## Start Information shown
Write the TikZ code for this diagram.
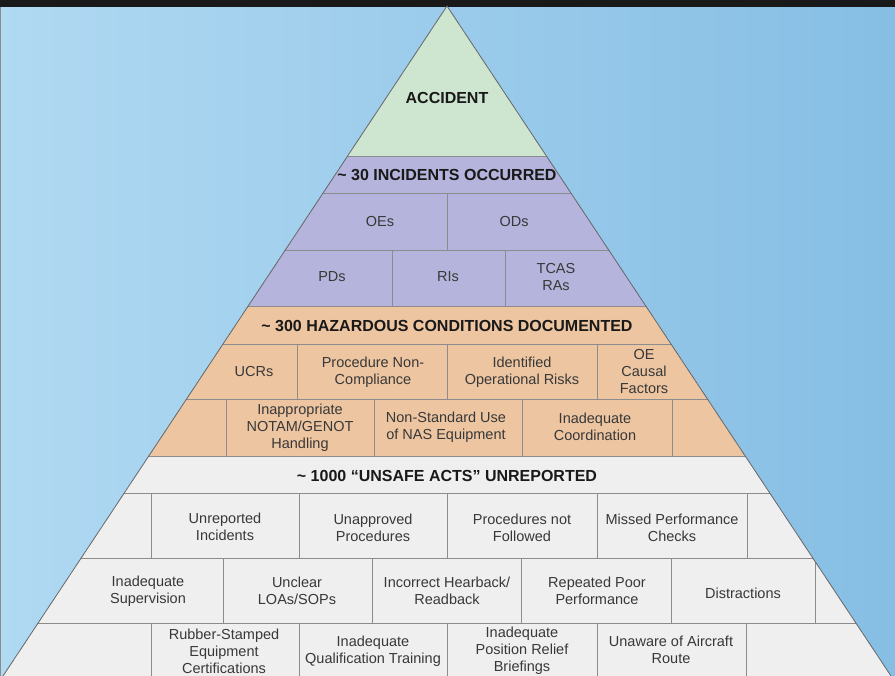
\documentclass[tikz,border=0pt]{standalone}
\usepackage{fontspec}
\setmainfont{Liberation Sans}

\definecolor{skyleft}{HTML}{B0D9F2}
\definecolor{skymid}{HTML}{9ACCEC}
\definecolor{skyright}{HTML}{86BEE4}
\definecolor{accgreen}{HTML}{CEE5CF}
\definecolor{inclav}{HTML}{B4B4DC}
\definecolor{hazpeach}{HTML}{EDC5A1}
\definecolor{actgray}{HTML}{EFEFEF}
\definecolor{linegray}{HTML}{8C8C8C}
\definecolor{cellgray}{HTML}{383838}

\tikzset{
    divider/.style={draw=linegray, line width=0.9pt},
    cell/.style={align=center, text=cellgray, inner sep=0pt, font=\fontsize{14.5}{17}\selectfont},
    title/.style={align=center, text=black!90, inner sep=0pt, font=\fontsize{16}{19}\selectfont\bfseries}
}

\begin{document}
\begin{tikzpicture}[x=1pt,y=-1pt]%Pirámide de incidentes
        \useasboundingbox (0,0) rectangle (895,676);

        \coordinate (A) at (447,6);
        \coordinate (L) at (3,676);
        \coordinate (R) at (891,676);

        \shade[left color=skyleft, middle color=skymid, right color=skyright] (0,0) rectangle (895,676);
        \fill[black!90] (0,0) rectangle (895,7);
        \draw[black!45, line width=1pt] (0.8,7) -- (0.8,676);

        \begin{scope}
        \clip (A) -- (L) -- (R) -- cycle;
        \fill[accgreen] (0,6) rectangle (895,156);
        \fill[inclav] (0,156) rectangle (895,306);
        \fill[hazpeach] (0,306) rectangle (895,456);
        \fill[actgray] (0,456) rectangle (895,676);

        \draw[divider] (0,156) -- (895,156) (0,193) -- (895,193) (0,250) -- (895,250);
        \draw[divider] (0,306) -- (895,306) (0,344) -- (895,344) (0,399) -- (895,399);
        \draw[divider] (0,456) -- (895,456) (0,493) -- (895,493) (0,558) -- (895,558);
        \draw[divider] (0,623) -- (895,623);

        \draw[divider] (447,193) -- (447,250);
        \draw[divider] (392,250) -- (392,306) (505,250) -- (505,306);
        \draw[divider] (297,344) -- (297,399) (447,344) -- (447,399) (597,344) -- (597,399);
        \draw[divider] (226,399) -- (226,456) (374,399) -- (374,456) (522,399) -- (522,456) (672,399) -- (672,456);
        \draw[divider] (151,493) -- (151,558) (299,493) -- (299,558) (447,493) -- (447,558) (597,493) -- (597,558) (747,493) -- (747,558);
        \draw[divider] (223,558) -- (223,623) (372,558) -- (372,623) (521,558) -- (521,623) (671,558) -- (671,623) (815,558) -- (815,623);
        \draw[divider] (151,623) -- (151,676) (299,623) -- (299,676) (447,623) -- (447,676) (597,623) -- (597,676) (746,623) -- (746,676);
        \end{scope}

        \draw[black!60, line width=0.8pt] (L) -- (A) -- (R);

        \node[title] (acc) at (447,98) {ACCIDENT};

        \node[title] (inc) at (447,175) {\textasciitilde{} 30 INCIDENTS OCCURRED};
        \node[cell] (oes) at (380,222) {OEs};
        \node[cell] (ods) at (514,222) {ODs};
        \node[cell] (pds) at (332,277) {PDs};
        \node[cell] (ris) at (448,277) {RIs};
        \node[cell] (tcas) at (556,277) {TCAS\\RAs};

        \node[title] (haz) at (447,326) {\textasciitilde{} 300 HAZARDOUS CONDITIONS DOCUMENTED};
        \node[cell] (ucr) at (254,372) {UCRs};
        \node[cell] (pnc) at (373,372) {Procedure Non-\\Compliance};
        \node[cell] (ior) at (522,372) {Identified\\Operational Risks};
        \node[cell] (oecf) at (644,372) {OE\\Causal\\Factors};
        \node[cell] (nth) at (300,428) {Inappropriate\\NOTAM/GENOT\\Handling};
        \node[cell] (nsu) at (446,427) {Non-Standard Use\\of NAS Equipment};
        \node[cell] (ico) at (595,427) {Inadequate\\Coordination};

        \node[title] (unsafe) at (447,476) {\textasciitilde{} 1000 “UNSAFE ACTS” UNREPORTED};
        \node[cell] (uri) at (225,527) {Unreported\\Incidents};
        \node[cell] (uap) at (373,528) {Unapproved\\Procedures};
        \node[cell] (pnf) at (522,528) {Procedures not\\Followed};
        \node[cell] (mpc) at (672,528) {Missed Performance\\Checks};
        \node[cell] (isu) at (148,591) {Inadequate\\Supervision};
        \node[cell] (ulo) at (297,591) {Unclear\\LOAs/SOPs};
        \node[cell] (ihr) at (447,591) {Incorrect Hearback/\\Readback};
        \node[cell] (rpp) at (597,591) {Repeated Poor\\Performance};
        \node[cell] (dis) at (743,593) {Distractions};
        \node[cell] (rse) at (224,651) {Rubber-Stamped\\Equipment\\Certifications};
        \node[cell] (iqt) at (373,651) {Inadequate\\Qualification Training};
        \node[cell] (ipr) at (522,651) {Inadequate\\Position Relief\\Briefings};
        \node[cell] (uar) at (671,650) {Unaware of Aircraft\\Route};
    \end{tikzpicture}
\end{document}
## End Information shown
## Exercise instructions
Reproduce the whole listing above word for word, but not its pictures.

## Output of the task
Write the TikZ code for this diagram.
\documentclass[tikz,border=0pt]{standalone}
\usepackage{fontspec}
\setmainfont{Liberation Sans}

\definecolor{skyleft}{HTML}{B0D9F2}
\definecolor{skymid}{HTML}{9ACCEC}
\definecolor{skyright}{HTML}{86BEE4}
\definecolor{accgreen}{HTML}{CEE5CF}
\definecolor{inclav}{HTML}{B4B4DC}
\definecolor{hazpeach}{HTML}{EDC5A1}
\definecolor{actgray}{HTML}{EFEFEF}
\definecolor{linegray}{HTML}{8C8C8C}
\definecolor{cellgray}{HTML}{383838}

\tikzset{
    divider/.style={draw=linegray, line width=0.9pt},
    cell/.style={align=center, text=cellgray, inner sep=0pt, font=\fontsize{14.5}{17}\selectfont},
    title/.style={align=center, text=black!90, inner sep=0pt, font=\fontsize{16}{19}\selectfont\bfseries}
}

\begin{document}
\begin{tikzpicture}[x=1pt,y=-1pt]%Pirámide de incidentes
        \useasboundingbox (0,0) rectangle (895,676);

        \coordinate (A) at (447,6);
        \coordinate (L) at (3,676);
        \coordinate (R) at (891,676);

        \shade[left color=skyleft, middle color=skymid, right color=skyright] (0,0) rectangle (895,676);
        \fill[black!90] (0,0) rectangle (895,7);
        \draw[black!45, line width=1pt] (0.8,7) -- (0.8,676);

        \begin{scope}
        \clip (A) -- (L) -- (R) -- cycle;
        \fill[accgreen] (0,6) rectangle (895,156);
        \fill[inclav] (0,156) rectangle (895,306);
        \fill[hazpeach] (0,306) rectangle (895,456);
        \fill[actgray] (0,456) rectangle (895,676);

        \draw[divider] (0,156) -- (895,156) (0,193) -- (895,193) (0,250) -- (895,250);
        \draw[divider] (0,306) -- (895,306) (0,344) -- (895,344) (0,399) -- (895,399);
        \draw[divider] (0,456) -- (895,456) (0,493) -- (895,493) (0,558) -- (895,558);
        \draw[divider] (0,623) -- (895,623);

        \draw[divider] (447,193) -- (447,250);
        \draw[divider] (392,250) -- (392,306) (505,250) -- (505,306);
        \draw[divider] (297,344) -- (297,399) (447,344) -- (447,399) (597,344) -- (597,399);
        \draw[divider] (226,399) -- (226,456) (374,399) -- (374,456) (522,399) -- (522,456) (672,399) -- (672,456);
        \draw[divider] (151,493) -- (151,558) (299,493) -- (299,558) (447,493) -- (447,558) (597,493) -- (597,558) (747,493) -- (747,558);
        \draw[divider] (223,558) -- (223,623) (372,558) -- (372,623) (521,558) -- (521,623) (671,558) -- (671,623) (815,558) -- (815,623);
        \draw[divider] (151,623) -- (151,676) (299,623) -- (299,676) (447,623) -- (447,676) (597,623) -- (597,676) (746,623) -- (746,676);
        \end{scope}

        \draw[black!60, line width=0.8pt] (L) -- (A) -- (R);

        \node[title] (acc) at (447,98) {ACCIDENT};

        \node[title] (inc) at (447,175) {\textasciitilde{} 30 INCIDENTS OCCURRED};
        \node[cell] (oes) at (380,222) {OEs};
        \node[cell] (ods) at (514,222) {ODs};
        \node[cell] (pds) at (332,277) {PDs};
        \node[cell] (ris) at (448,277) {RIs};
        \node[cell] (tcas) at (556,277) {TCAS\\RAs};

        \node[title] (haz) at (447,326) {\textasciitilde{} 300 HAZARDOUS CONDITIONS DOCUMENTED};
        \node[cell] (ucr) at (254,372) {UCRs};
        \node[cell] (pnc) at (373,372) {Procedure Non-\\Compliance};
        \node[cell] (ior) at (522,372) {Identified\\Operational Risks};
        \node[cell] (oecf) at (644,372) {OE\\Causal\\Factors};
        \node[cell] (nth) at (300,428) {Inappropriate\\NOTAM/GENOT\\Handling};
        \node[cell] (nsu) at (446,427) {Non-Standard Use\\of NAS Equipment};
        \node[cell] (ico) at (595,427) {Inadequate\\Coordination};

        \node[title] (unsafe) at (447,476) {\textasciitilde{} 1000 “UNSAFE ACTS” UNREPORTED};
        \node[cell] (uri) at (225,527) {Unreported\\Incidents};
        \node[cell] (uap) at (373,528) {Unapproved\\Procedures};
        \node[cell] (pnf) at (522,528) {Procedures not\\Followed};
        \node[cell] (mpc) at (672,528) {Missed Performance\\Checks};
        \node[cell] (isu) at (148,591) {Inadequate\\Supervision};
        \node[cell] (ulo) at (297,591) {Unclear\\LOAs/SOPs};
        \node[cell] (ihr) at (447,591) {Incorrect Hearback/\\Readback};
        \node[cell] (rpp) at (597,591) {Repeated Poor\\Performance};
        \node[cell] (dis) at (743,593) {Distractions};
        \node[cell] (rse) at (224,651) {Rubber-Stamped\\Equipment\\Certifications};
        \node[cell] (iqt) at (373,651) {Inadequate\\Qualification Training};
        \node[cell] (ipr) at (522,651) {Inadequate\\Position Relief\\Briefings};
        \node[cell] (uar) at (671,650) {Unaware of Aircraft\\Route};
    \end{tikzpicture}
\end{document}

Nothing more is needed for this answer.